Now Google is phasing out third-party tracking cookies as part of a scheme called "Privacy Sandbox". Nor are they replacing them with the obvious alternative. Whenever people browse the web a huge amount of detail about your browser is sent to website owners. All this information is supposed to serve you the right version of the page, but is instead leveraged by ad networks to uniquely identify every device on the web. This practice is called Browser Fingerprinting, and is currently used to work around existing ad blockers, but Google are going to crack down on fingerprinting too. That's significant for consumers because there is no way to block sites from collecting browser fingerprints.
Offline Tracking
Instead, Google will shift the creation and storage of audience profiles into the browser. Chrome will use machine learning to build a picture of your interests based upon the pages you visit. That already happens today. However, this profile will no longer be stored on Google's servers. It will remain on your device, inaccessible to anyone else. The only thing sent back to HQ will be the number of users tagged with a particular interest. Even that's only collected so that Google Ads customers know which audiences are large enough to be viable for campaigns.
As a result, the decision about which ads to serve on which page will be made in the browser. That has to happen because the ad network doesn't have access to your audience profile. They have to ask the browser whether you're a member of a pre-defined interest group or audience segment. If the browser says yes, then the digital auction process used to match ads to ad space will be run on your device as you load the page.
Flocks and Cohorts
The technology powering all this is called Federated Learning of Cohorts (FLoC). This fancy name refers to the algorithm used to determine your interests based upon the sites you visit. It uses cohort analysis to aggregate your browsing history into a set of topics available for advertisers to personalise ads. Your combination of interests is given a Cohort ID which is, in theory, shared with thousands of other people worldwide. This Cohort ID is the only thing advertisers have access to. In order to be available for targeting, each cohort must have a minimum number of users.

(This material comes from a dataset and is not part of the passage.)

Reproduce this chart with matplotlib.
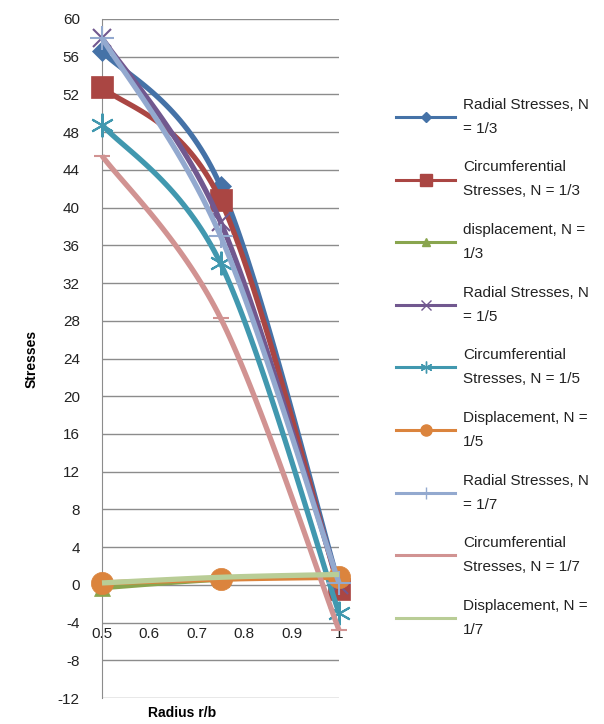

The main problem with this proposal is that it hands control over audience segmentation to Google. If the browser is responsible for calculating your cohort and deciding your interests, then the worlds most popular browser gets to determine what segments are viable and which segments are too small. A related proposal called FLEDGE is currently being developed to solve this problem. FLEDGE will allow advertiser defined interest groups to be generated and stored by the browser. The most relevant use case for this is retargeting, as it enables new interest groups to be created in real-time for displaying specific ads based upon visits to particular URLs. More importantly, it ensures that the likes of Criteo, Magnite and NextRoll can develop and run their own ad networks independently of any browser maker. As a result, there is widespread industry backing for all the privacy sandbox technologies. FLoC and FLEDGE will be used by many ad networks, and not just by Google. That's an important consideration for a company undergoing anti-trust investigations in other areas of their business.
Conversion Tracking
The proposals don't just stop at the point of ad placement. They cover reporting and conversion tracking too. Ad networks use third-party cookies to measure conversions as well as to build audience profiles. They're the only way to link the original ad on the publisher's site with the conversion pixel on the ad buyer's checkout page. A new API has been developed to eliminate this problem. When an ad is clicked, a unique id identifying the ad will be stored in the browser. When a visitor reaches the goal page, the conversion pixel looks for this identifier and flags it as converted before sending it back to the ad server so the conversion can be logged in reporting. This unique ad id is further randomised so that it can't be used to detect the individual. This randomisation doesn't affect the accuracy of the click and conversion statistics presented to the advertiser, only the ability to build detailed audience profiles based on ad click data.
The downside of this new conversion tracking technology is that it locks advertisers into the reporting tools from their ad networks. Those reports will be the only way media buyers can measure the success of their campaigns, as third parties won't have access to the tracking or conversion data needed to compile reports. That's great for ad networks and media agencies, but will require adtech vendors to better integrate their reporting tools with the wider martech and BI tech stack. Many marketers struggle with end to end reporting because they can't link their media reports with their funnel reports to get a holistic picture of campaign performance.
Privacy by Design
For consumers, Google's proposals are a big win. For starters, it closes a major security loophole in the design of the web that has been used to hack websites and serve malware. Ad networks will no longer be able to identify individual users, but few advertisers were interested in doing so anyway. Advertising is a volume game. The individual only becomes important once they've converted, by which point you know who they are anyway. Now that reality is being baked into the foundations of adtech.
Advertising segments won't be quite as detailed as they once were, but increased accuracy for the remaining segments will compensate for this deficiency. That's a net positive because too much personalisation is bad for consumers and worse for advertisers. Whether the privacy sandbox will actually increase trust in personalised advertising is an open question. Many people are opposed to the very concept, but it will make a difference to some. Such variations could make a big difference to the bottom line of advertisers.